Ex-procurador do INSS recebeu R$ 6,5 milhões por empresas de fachada
O ex-procurador-geral do INSS Virgílio Antônio Ribeiro de Oliveira recebeu R$ 6,5 milhões em propina entre 2022 e 2024, indica a PF. Os valores chegavam por meio de empresas de fachada controladas por Cícero Marcelino.
É mostrado pela PF, por meio de diálogos interceptados, o uso de codinomes como “Herói V”, “Amigo V” ou “Procurador”, por Cícero e Carlos Roberto Ferreira Lopes, presidente da Conafer, apontado como líder do esquema, em comunicações internas sobre pagamentos ilícitos.
Ex-diretor do INSS embolsou R$ 3,4 milhões em propinas
O ex-diretor de benefícios do INSS André Fidelis recebeu R$ 3,4 milhões em propinas entre 2023 e 2024, mostram as investigações.
Segundo a PF, Fidelis é “um dos principais servidores públicos envolvidos no esquema criminoso que sustentou a fraude milionária ligada à Conafer” e recebia as quantias por meio de Cícero Marcelino.
A PF destaca que Fidelis — identificado como “Herói A” nas mensagens interceptadas — foi peça essencial para a manutenção do esquema fraudulento entre o INSS e a Conafer, recebendo pagamentos em troca de favorecimento institucional e omissão fiscalizatória.
Deputado teria recebido R$ 14,7 milhões em propinas
Já o deputado federal Euclydes Pettersen (Republicanos-MG) teria recebido R$ 14,7 milhões em propina no esquema.
Segundo a PF, Euclydes é denominado como “Herói E” nas planilhas apreendidas. Consta ainda que ele recebia valores mensais fixos, repassados por meio de empresas controladas por Cícero Marcelino e seu assessor, André Luiz Martins Dias.
A investigação diz que o parlamentar era figura essencial no esquema, porque concedida acesso a Carlos Roberto Ferreira Lopes, presidente da Conafer.
Ex-ministro de Bolsonaro recebia propina da Conafer
De acordo com a PF, José Carlos Oliveira, ex-ministro do Trabalho e Previdência no governo de Jair Bolsonaro (PL), recebeu propina da Conafer. Por determinação do ministro do STF André Mendonça, Oliveira terá de usar tornozeleira eletrônica.

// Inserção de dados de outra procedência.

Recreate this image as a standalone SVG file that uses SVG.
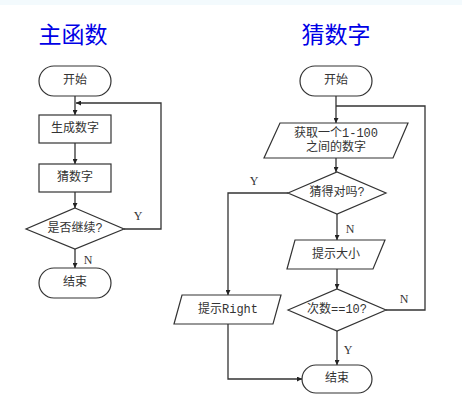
<svg xmlns="http://www.w3.org/2000/svg" width="462" height="410" viewBox="0 0 462 410">
<style>
.s{fill:#fff;stroke:#333;stroke-width:1.2}
.c{fill:none;stroke:#333;stroke-width:1.3}
.t{font-family:"Liberation Mono","Noto Sans CJK SC",monospace;font-size:12px;fill:#333;text-anchor:middle;dominant-baseline:central}
.h{font-family:"Noto Sans CJK SC",sans-serif;font-size:23px;fill:#0000e6;text-anchor:middle;dominant-baseline:central}
.l{font-family:"Liberation Serif","Noto Sans CJK SC",serif;font-size:12px;fill:#333;text-anchor:middle;dominant-baseline:central}
</style>
<defs>
<marker id="a" viewBox="0 0 10 10" refX="10" refY="5" markerWidth="5" markerHeight="5" orient="auto" markerUnits="userSpaceOnUse"><path d="M0,0L10,5L0,10z" fill="#222"/></marker>
</defs>
<rect x="0" y="0" width="462" height="5" fill="#f3fafd"/>
<text class="h" x="73" y="33">主函数</text>
<text class="h" x="336" y="33">猜数字</text>
<g id="connectors">
<path class="c" d="M75,96V115" marker-end="url(#a)"/>
<path class="c" d="M75,143V164" marker-end="url(#a)"/>
<path class="c" d="M75,192V208" marker-end="url(#a)"/>
<path class="c" d="M124,229H161V103H76" marker-end="url(#a)"/>
<path class="c" d="M75,249V268" marker-end="url(#a)"/>
<path class="c" d="M336,96V123" marker-end="url(#a)"/>
<path class="c" d="M336,158V172" marker-end="url(#a)"/>
<path class="c" d="M288,193H228V295" marker-end="url(#a)"/>
<path class="c" d="M337,214V240" marker-end="url(#a)"/>
<path class="c" d="M337,269V289" marker-end="url(#a)"/>
<path class="c" d="M337,331V365" marker-end="url(#a)"/>
<path class="c" d="M228,324V379H302" marker-end="url(#a)"/>
<path class="c" d="M386,310H425V106H336"/>
<text class="l" x="138" y="216">Y</text>
<text class="l" x="88" y="260">N</text>
<text class="l" x="254" y="181">Y</text>
<text class="l" x="350" y="229">N</text>
<text class="l" x="404" y="299">N</text>
<text class="l" x="348" y="350">Y</text>
</g>
<g id="start1"><rect class="s" x="39" y="66" width="72" height="30" rx="15"/><text class="t" x="75" y="81">开始</text></g>
<g id="gen"><rect class="s" x="39" y="115" width="72" height="28"/><text class="t" x="75" y="129">生成数字</text></g>
<g id="guess"><rect class="s" x="39" y="164" width="72" height="28"/><text class="t" x="75" y="178">猜数字</text></g>
<g id="cont"><path class="s" d="M75,208L124,229L75,249L26,229z"/><text class="t" x="75" y="229">是否继续?</text></g>
<g id="end1"><rect class="s" x="39" y="268" width="72" height="30" rx="15"/><text class="t" x="75" y="283">结束</text></g>
<g id="start2"><rect class="s" x="300" y="66" width="72" height="30" rx="15"/><text class="t" x="336" y="81">开始</text></g>
<g id="get"><path class="s" d="M280,123H408L393,158H264z"/><text class="t" x="336" y="134">获取一个1-100</text><text class="t" x="336" y="148">之间的数字</text></g>
<g id="right"><path class="s" d="M288,193L337,172L386,193L337,214z"/><text class="t" x="337" y="193">猜得对吗?</text></g>
<g id="hint"><path class="s" d="M295,240H385L373,269H287z"/><text class="t" x="336" y="255">提示大小</text></g>
<g id="count"><path class="s" d="M288,310L337,289L386,310L337,331z"/><text class="t" x="337" y="310">次数==10?</text></g>
<g id="rightmsg"><path class="s" d="M182,295H281L273,324H174z"/><text class="t" x="228" y="310">提示Right</text></g>
<g id="end2"><rect class="s" x="302" y="365" width="70" height="28" rx="14"/><text class="t" x="337" y="379">结束</text></g>
</svg>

O relatório produzido pela corporação aponta que o ex-ministro teria auxiliado a entidade a operar um esquema de descontos ilegais contra pensionistas e aposentados quando dirigia a pasta. Os investigadores indicam ainda que Oliveira participou do mesmo esquema quando estava na presidência do INSS.

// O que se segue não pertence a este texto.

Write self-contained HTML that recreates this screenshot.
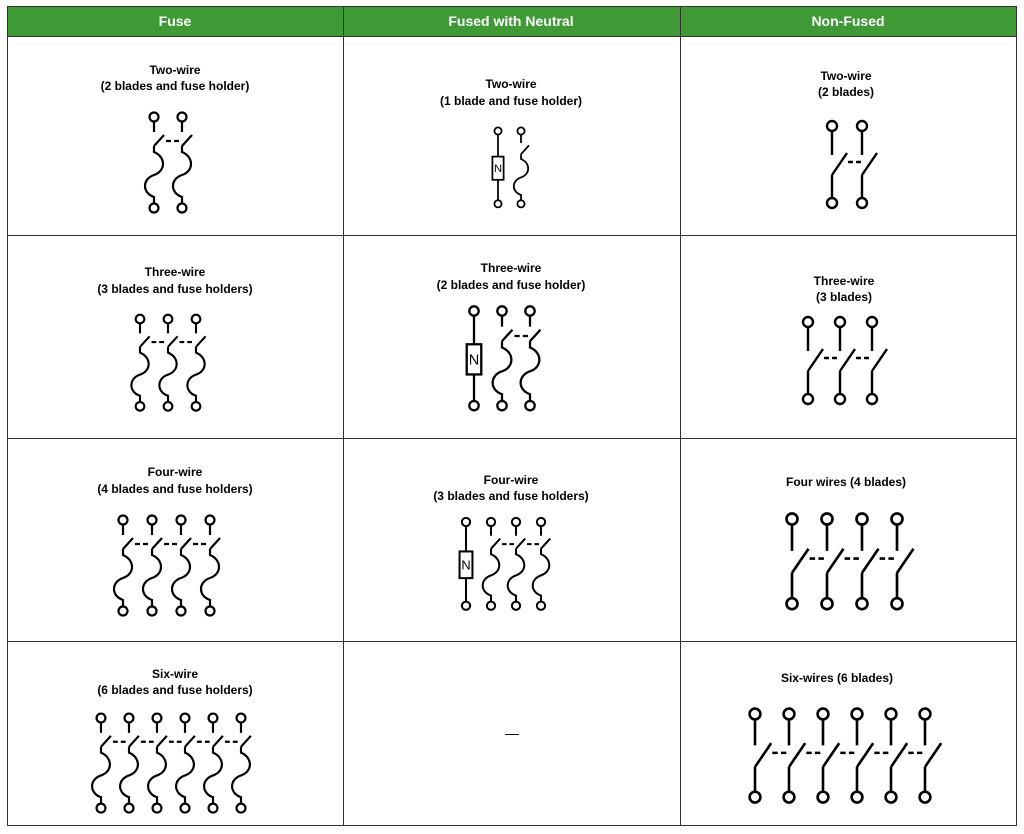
<!DOCTYPE html>
<html><head><meta charset="utf-8"><style>
body{margin:0;background:#fff;}
svg{display:block;font-family:"Liberation Sans",Arial,sans-serif;}
</style></head><body>
<svg width="1024" height="834" viewBox="0 0 1024 834" xmlns="http://www.w3.org/2000/svg">
<defs>
<g id="f" fill="none" stroke="#000" stroke-width="2.2">
<circle cx="0" cy="0" r="4.5"/><path d="M0 4.5V15M0 29L10 18M0 29V35C12 40 12 54 0 58C-12 62-12 76 0 80V86.5"/><circle cx="0" cy="91" r="4.5"/></g>
<g id="fd"><use href="#f"/><path d="M12 24H27" stroke="#000" stroke-width="2.2" stroke-dasharray="5,3"/></g>
<g id="nu"><g fill="none" stroke="#000" stroke-width="2.2">
<circle cx="0" cy="0" r="4.5"/><path d="M0 4.5V32M0 61V86.5"/><rect x="-7" y="32" width="14" height="29"/><circle cx="0" cy="91" r="4.5"/></g>
<text x="0" y="51.5" font-size="14" text-anchor="middle" fill="#000">N</text></g>
<g id="n" fill="none" stroke="#000" stroke-width="2.4">
<circle cx="0" cy="0" r="5"/><path d="M0 5V29M0 49L15 27M0 49V72"/><circle cx="0" cy="77" r="5"/></g>
<g id="nd"><use href="#n"/><path d="M16 36H30" stroke="#000" stroke-width="2.4" stroke-dasharray="5,3"/></g>
</defs>
<rect x="7" y="6" width="1010" height="30" fill="#3f9a36"/>
<g stroke="#333" stroke-width="1" fill="none">
<rect x="7.5" y="6.5" width="1009" height="819"/>
<path d="M343.5 6V826M680.5 6V826M7 36.5H1017M7 235.5H1017M7 438.5H1017M7 641.5H1017"/>
</g>
<g font-size="14" font-weight="bold" fill="#fff" text-anchor="middle">
<text x="175" y="26">Fuse</text><text x="511" y="26">Fused with Neutral</text><text x="848" y="26">Non-Fused</text>
</g>
<g font-size="12" font-weight="bold" fill="#000" text-anchor="middle">
<text x="175" y="74">Two-wire</text><text x="175" y="90">(2 blades and fuse holder)</text>
<text x="511" y="88">Two-wire</text><text x="511" y="105">(1 blade and fuse holder)</text>
<text x="846" y="80">Two-wire</text><text x="846" y="96">(2 blades)</text>
<text x="175" y="276">Three-wire</text><text x="175" y="293">(3 blades and fuse holders)</text>
<text x="511" y="272">Three-wire</text><text x="511" y="289">(2 blades and fuse holder)</text>
<text x="844" y="285">Three-wire</text><text x="844" y="301">(3 blades)</text>
<text x="175" y="476">Four-wire</text><text x="175" y="493">(4 blades and fuse holders)</text>
<text x="511" y="484">Four-wire</text><text x="511" y="500">(3 blades and fuse holders)</text>
<text x="846" y="486">Four wires (4 blades)</text>
<text x="175" y="678">Six-wire</text><text x="175" y="694">(6 blades and fuse holders)</text>
<text x="837" y="682">Six-wires (6 blades)</text>
<text x="512" y="738" font-weight="normal" font-size="14">—</text>
</g>
<g transform="translate(154,117)"><use href="#fd"/></g><g transform="translate(182,117)"><use href="#f"/></g>
<g transform="translate(140,319) scale(0.96)"><use href="#fd"/></g><g transform="translate(168,319) scale(0.96)"><use href="#fd"/></g><g transform="translate(196,319) scale(0.96)"><use href="#f"/></g>
<g transform="translate(123,520)"><use href="#fd"/></g><g transform="translate(152,520)"><use href="#fd"/></g><g transform="translate(181,520)"><use href="#fd"/></g><g transform="translate(210,520)"><use href="#f"/></g>
<g transform="translate(101,718) scale(0.99)"><use href="#fd"/></g><g transform="translate(129,718) scale(0.99)"><use href="#fd"/></g><g transform="translate(157,718) scale(0.99)"><use href="#fd"/></g><g transform="translate(185,718) scale(0.99)"><use href="#fd"/></g><g transform="translate(213,718) scale(0.99)"><use href="#fd"/></g><g transform="translate(241,718) scale(0.99)"><use href="#f"/></g>
<g transform="translate(498,131) scale(0.8)"><use href="#nu"/></g><g transform="translate(521,131) scale(0.8)"><use href="#f"/></g>
<g transform="translate(474,311) scale(1.04)"><use href="#nu"/></g><g transform="translate(502,311) scale(1.04)"><use href="#fd"/></g><g transform="translate(530,311) scale(1.04)"><use href="#f"/></g>
<g transform="translate(466,522) scale(0.92)"><use href="#nu"/></g><g transform="translate(491,522) scale(0.92)"><use href="#fd"/></g><g transform="translate(516,522) scale(0.92)"><use href="#fd"/></g><g transform="translate(541,522) scale(0.92)"><use href="#f"/></g>
<g transform="translate(832,126)"><use href="#nd"/></g><g transform="translate(862,126)"><use href="#n"/></g>
<g transform="translate(808,322)"><use href="#nd"/></g><g transform="translate(840,322)"><use href="#nd"/></g><g transform="translate(872,322)"><use href="#n"/></g>
<g transform="translate(792,519) scale(1.1)"><use href="#nd"/></g><g transform="translate(827,519) scale(1.1)"><use href="#nd"/></g><g transform="translate(862,519) scale(1.1)"><use href="#nd"/></g><g transform="translate(897,519) scale(1.1)"><use href="#n"/></g>
<g transform="translate(755,714) scale(1.08)"><use href="#nd"/></g><g transform="translate(789,714) scale(1.08)"><use href="#nd"/></g><g transform="translate(823,714) scale(1.08)"><use href="#nd"/></g><g transform="translate(857,714) scale(1.08)"><use href="#nd"/></g><g transform="translate(891,714) scale(1.08)"><use href="#nd"/></g><g transform="translate(925,714) scale(1.08)"><use href="#n"/></g>
</svg>
</body></html>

Ex-secretário da Agricultura recebeu R$ 1 milhão em propina
O ex-secretário de Inovação do Ministério da Agricultura e Pecuária Pedro Alves Corrêa Netto recebeu mais de R$ 1 milhão em propina durante 2022 e 2024 do esquema de corrupção no INSS, de acordo com a PF.
As informações constam na decisão judicial que autorizou a nova fase da Operação Sem Desconto. No documento, o ministro André Mendonça mandou o servidor colocar tornozeleira eletrônica.
As propinas foram recebidas pelo ex-secretário por meio de transferências bancárias realizadas por Cícero Marcelino.
O que diz Alessandro Stefanutto
Em nota logo após a operação ter sido deflagrada, a defesa de Alessandro Stefanutto disse que não teve acesso ao teor da decisão que decretou a prisão do ex-presidente do INSS.
“Trata-se de uma prisão completamente ilegal, uma vez que Stefanutto não tem causado nenhum tipo de embaraço à apuração, colaborando desde o início com o trabalho de investigacao”, diz a defesa.
Segundo a nota, Stefanutto “segue confiante, diante dos fatos, de que comprovará a inocência dele ao final dos procedimentos relacionados ao caso”.
A CNN Brasil entrou em contato com as defesas de Virgílio Antônio Ribeiro de Oliveira Filho, Thaísa Hoffmann Jonasson, Euclydes Pettersen e Carlos Roberto Ferreira. Caso haja retorno, esse espaço será atualizado com os posicionamentos.
A CNN Brasil também tenta contato das defesas e Antônio Carlos Camilo Antunes, Pedro Alves Corrêa Netto, Cícero Marcelino, André Fidelis e José Carlos Oliveira.